The communique read: "The People's Republic of China and the Republic of El Salvador, in keeping with the interests and desire of the two peoples, have decided to recognize each other and establish diplomatic relations at the ambassadorial level effective from the date of signature of this communique.

"The Government of the Republic of El Salvador recognizes that there is but one China in the world, that the Government of the People's Republic of China is the sole legal government representing the whole of China, and that Taiwan is an inalienable part of China's territory," agreed the officials from both countries.

By signing, El Salvador agreed to sever its "diplomatic relations" with Taiwan and cut off any official exchanges with the island. The Salvadoran embassy will remain in Beijing.

At the Tuesday meeting, Wang told reporters: "Adhering to the one-China principle is a universally recognized international norm, (and is) a fundamental foundation for China to establish and develop relations with any country.”

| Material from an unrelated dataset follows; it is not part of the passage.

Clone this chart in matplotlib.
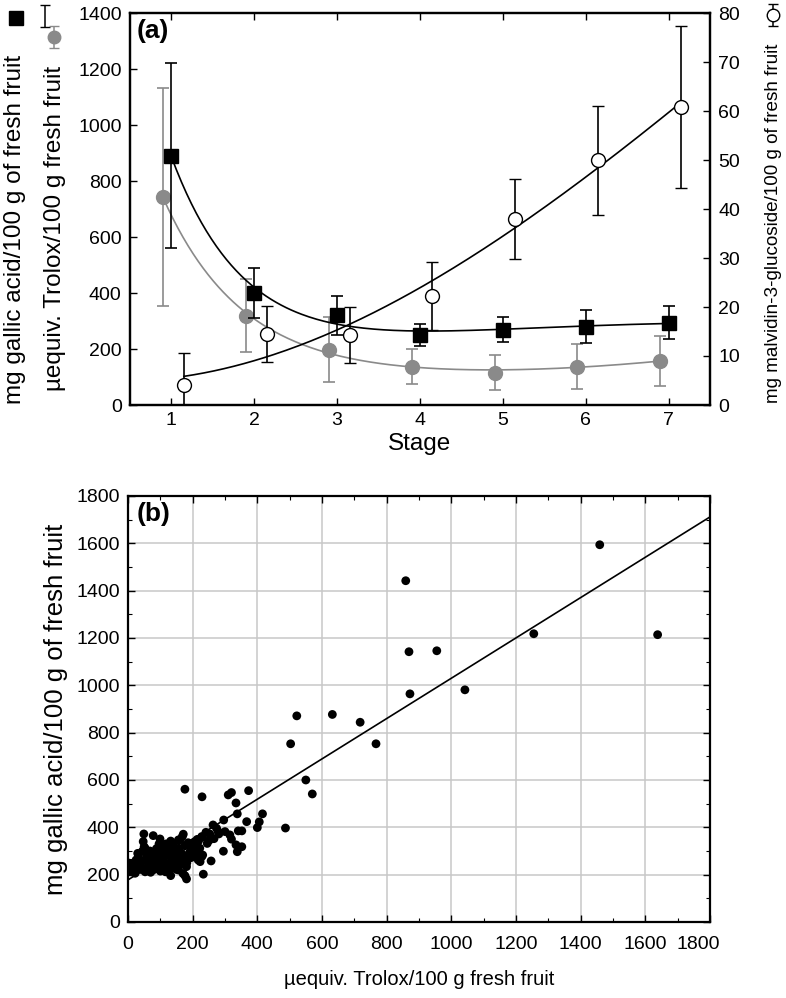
import numpy as np
import matplotlib
matplotlib.use("Agg")
import matplotlib.pyplot as plt
import matplotlib.transforms as transforms
from matplotlib.ticker import MultipleLocator

plt.rcParams["font.family"] = ["Liberation Sans", "DejaVu Sans"]

# panel (a): ripening stages
STAGES = [1, 2, 3, 4, 5, 6, 7]
GALLIC = [890, 400, 320, 250, 269, 280, 294]
GALLIC_ERR = [330, 90, 70, 40, 45, 60, 60]
TROLOX = [742, 319, 198, 137, 116, 137, 158]
TROLOX_ERR = [390, 130, 115, 62, 63, 80, 90]
MALVIDIN = [4.1, 14.5, 14.3, 22.3, 38.0, 49.9, 60.8]
MALVIDIN_ERR = [6.5, 5.8, 5.7, 6.9, 8.2, 11.2, 16.5]

# panel (b): Trolox vs gallic acid, all samples
TROLOX_B = [1459, 1638, 1255, 1042, 955, 869, 859, 872,
            522, 632, 718, 503, 767, 550, 570, 487,
            176, 229, 310, 320, 373, 334, 338, 416, 406, 400, 367, 352, 341,
            315, 320, 334, 352, 338, 296, 263, 274, 281, 295, 251, 241, 228,
            214, 202, 192, 231, 223, 217, 257, 233, 176, 181, 171, 168, 78,
            99, 49, 47, 50, 49, 132, 156, 279, 253, 230, 207, 186, 161,
            53, 130, 145, 119, 9, 11, 32, 37, 63, 83, 94, 104, 114, 135, 145,
            161, 176, 181, 156, 132, 78, 53, 22, 228, 223, 0,
            20, 25, 30, 40, 45, 55, 60, 62, 68, 70, 72, 75, 80, 86, 88, 92,
            97, 100, 102, 106, 110, 112, 116, 122, 126, 128, 131, 137, 140,
            147, 150, 152, 157, 160, 166, 170, 172, 176, 182, 190, 195, 200,
            206, 212, 218, 222, 245, 266, 300, 118, 96, 40, 15, 5]
GALLIC_B = [1594, 1214, 1218, 981, 1146, 1142, 1442, 964,
            871, 877, 844, 753, 753, 600, 541, 397,
            561, 529, 537, 547, 555, 503, 457, 457, 423, 399, 424, 385, 385,
            368, 350, 326, 318, 297, 431, 410, 396, 372, 299, 345, 379, 361,
            349, 335, 318, 283, 272, 262, 258, 202, 196, 182, 371, 361, 365,
            351, 372, 340, 318, 297, 342, 347, 382, 372, 358, 340, 335, 347,
            311, 318, 304, 297, 248, 212, 276, 241, 248, 276, 255, 283, 248,
            269, 241, 255, 262, 234, 220, 196, 220, 212, 206, 276, 255, 250,
            230, 262, 290, 222, 300, 265, 232, 282, 300, 210, 262, 240, 292,
            226, 310, 244, 270, 215, 300, 234, 262, 322, 212, 282, 240, 302,
            226, 256, 330, 282, 222, 262, 312, 240, 290, 205, 272, 322, 250,
            292, 272, 302, 322, 292, 342, 312, 332, 352, 382, 330, 330, 260,
            225, 215]
FIT_INTERCEPT = 178
FIT_SLOPE = 0.852
B_TICKS = [0, 200, 400, 600, 800, 1000, 1200, 1400, 1600, 1800]

GREY = "#8a8a8a"


def fit_decay(x, y):
    # exponential fall plus a gentle quadratic rise
    x = np.asarray(x, float)
    y = np.asarray(y, float)
    t = x - x[0]
    best = None
    for b in np.linspace(0.6, 1.1, 51):
        A = np.column_stack([np.exp(-b * t), np.ones_like(t), t, t ** 2])
        coef = np.linalg.lstsq(A, y, rcond=None)[0]
        err = np.sum((A @ coef - y) ** 2)
        if best is None or err < best[0]:
            best = (err, b, coef)
    _, b, coef = best
    xs = np.linspace(x[0], x[-1], 200)
    ts = xs - x[0]
    A = np.column_stack([np.exp(-b * ts), np.ones_like(ts), ts, ts ** 2])
    return xs, A @ coef


def fit_cubic(x, y):
    p = np.polyfit(x, y, 3)
    xs = np.linspace(min(x), max(x), 200)
    return xs, np.polyval(p, xs)


def style_ticks(ax, length=5):
    ax.tick_params(direction="in", length=length, width=1, labelsize=14, pad=6)
    for s in ax.spines.values():
        s.set_linewidth(1.6)


def legend_symbol(fig, x, y, marker, face, color):
    W, H = 786, 998
    lax = fig.add_axes([(x - 10) / W, 1 - (y + 14) / H, 20 / W, 28 / H])
    lax.errorbar([0], [0], yerr=[1], fmt=marker, ms=9, mfc=face, mec=color,
                 color=color, ecolor=color, capsize=3.5, elinewidth=1.1,
                 capthick=1.1, mew=1)
    lax.set_xlim(-1, 1)
    lax.set_ylim(-1.25, 1.25)
    lax.axis("off")
    return lax


fig = plt.figure(figsize=(7.86, 9.98), dpi=100)

# ---------- panel (a)
ax = fig.add_axes([130 / 786, 1 - 405 / 998, 580 / 786, 392 / 998])
ax2 = ax.twinx()

x_tr = np.array(STAGES) - 0.1
x_mv = np.array(STAGES) + 0.15

xs, ys = fit_decay(x_tr, TROLOX)
ax.plot(xs, ys, color=GREY, lw=1.2, zorder=2)
ax.errorbar(x_tr, TROLOX, yerr=TROLOX_ERR, fmt="o", ms=10, mfc=GREY, mec=GREY,
            ecolor=GREY, capsize=4, elinewidth=1.2, capthick=1.2, zorder=3)

xs, ys = fit_decay(STAGES, GALLIC)
ax.plot(xs, ys, color="black", lw=1.2, zorder=4)
ax.errorbar(STAGES, GALLIC, yerr=GALLIC_ERR, fmt="s", ms=10, mfc="black",
            mec="black", ecolor="black", capsize=4, elinewidth=1.2,
            capthick=1.2, zorder=5)

xs, ys = fit_cubic(x_mv, MALVIDIN)
ax2.plot(xs, ys, color="black", lw=1.2, zorder=4)
ax2.errorbar(x_mv, MALVIDIN, yerr=MALVIDIN_ERR, fmt="o", ms=10, mfc="white",
             mec="black", mew=1, ecolor="black", capsize=4, elinewidth=1.2,
             capthick=1.2, zorder=5)

ax.set_xlim(0.5, 7.5)
ax.set_ylim(0, 1400)
ax2.set_ylim(0, 80)
ax.set_xticks(STAGES)
ax.yaxis.set_major_locator(MultipleLocator(200))
ax2.yaxis.set_major_locator(MultipleLocator(10))
style_ticks(ax)
style_ticks(ax2)
ax.tick_params(axis="x", top=True, pad=5)
ax.tick_params(axis="y", right=False)
ax.set_xlabel("Stage", fontsize=17.5, labelpad=3)
ax.text(0.012, 0.985, "(a)", transform=ax.transAxes, ha="left", va="top",
        fontsize=19, fontweight="bold")

fig.text(15 / 786, 1 - 229 / 998, "mg gallic acid/100 g of fresh fruit",
         rotation=90, ha="center", va="center", fontsize=17.5)
fig.text(55 / 786, 1 - 228 / 998, "µequiv. Trolox/100 g fresh fruit",
         rotation=90, ha="center", va="center", fontsize=17.5)
fig.text(773 / 786, 1 - 223 / 998,
         "mg malvidin-3-glucoside/100 g of fresh fruit",
         rotation=90, ha="center", va="center", fontsize=13.6)

sq = fig.add_axes([5 / 786, 1 - 30 / 998, 22 / 786, 24 / 998])
sq.plot([0], [0], "s", ms=10, color="black")
sq.axis("off")
legend_symbol(fig, 45, 16, "none", "none", "black")
legend_symbol(fig, 54, 37, "o", GREY, GREY)
legend_symbol(fig, 773, 15, "o", "white", "black")

# ---------- panel (b)
bx = fig.add_axes([128 / 786, 1 - 922 / 998, 582 / 786, 426 / 998])
bx.scatter(TROLOX_B, GALLIC_B, s=40, color="black", edgecolors="none", zorder=3)
line_x = np.array([0, 1800])
bx.plot(line_x, FIT_INTERCEPT + FIT_SLOPE * line_x, color="black", lw=1.2,
        zorder=4)
bx.set_xlim(0, 1800)
bx.set_ylim(0, 1800)
bx.set_xticks(B_TICKS, [str(v) for v in B_TICKS])
bx.set_yticks(B_TICKS)
bx.xaxis.set_minor_locator(MultipleLocator(100))
bx.yaxis.set_minor_locator(MultipleLocator(100))
bx.grid(True, which="major", color="#c8c8c8", lw=1.1)
bx.set_axisbelow(True)
style_ticks(bx)
bx.tick_params(which="both", top=True, right=True)
bx.tick_params(axis="x", pad=10)
bx.tick_params(which="minor", direction="in", length=3, width=0.8)
bx.set_xlabel("µequiv. Trolox/100 g fresh fruit", fontsize=14.5, labelpad=12)
bx.set_ylabel("mg gallic acid/100 g of fresh fruit", fontsize=18.5, labelpad=6)
bx.text(0.015, 0.985, "(b)", transform=bx.transAxes, ha="left", va="top",
        fontsize=19, fontweight="bold",
        bbox=dict(facecolor="white", edgecolor="none", pad=1))
last = bx.get_xticklabels()[-1]
last.set_transform(last.get_transform()
                   + transforms.ScaledTranslation(-0.12, 0, fig.dpi_scale_trans))

fig.savefig("out.png", dpi=100)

The Chinese foreign minister added: "El Salvador has now stood with the overwhelming majority of the countries in the world by resolutely deciding to recognize and make a commitment to abiding by the one-China principle, and to establish diplomatic ties with China without any preconditions."

According to Chinese state media, so far, 178 countries have established diplomatic ties with China, according to Wang. Panama made the switch to ally with China in 2017, and Burkina Faso and the Dominican Republic did so early this year.

Taiwan and several other islands declared themselves as the Republic of China in 1949, while the People’s Republic of China doesn’t recognize the break off from the mainland and refers to Taiwan as a ‘renegade province’.

Castaneda said that establishing diplomatic ties with China is a strategic decision made by El Salvador. The country’s president, Salvador Sanchez Ceren, said in a Monday speech that his administration made the decision after "careful analysis." The head of state added: "Fundamentally, it's an interest in betting on the growth of our country with one of the world's most booming economies. … El Salvador can't turn its back on international reality."

The Salvadoran foreign minister said that representatives are in Beijing to continue talks on trade, investment, infrastructure, science, health, education, tourism and support for small and medium-size companies.

This "will generate tangible benefits for the whole population," Sanchez Ceren said.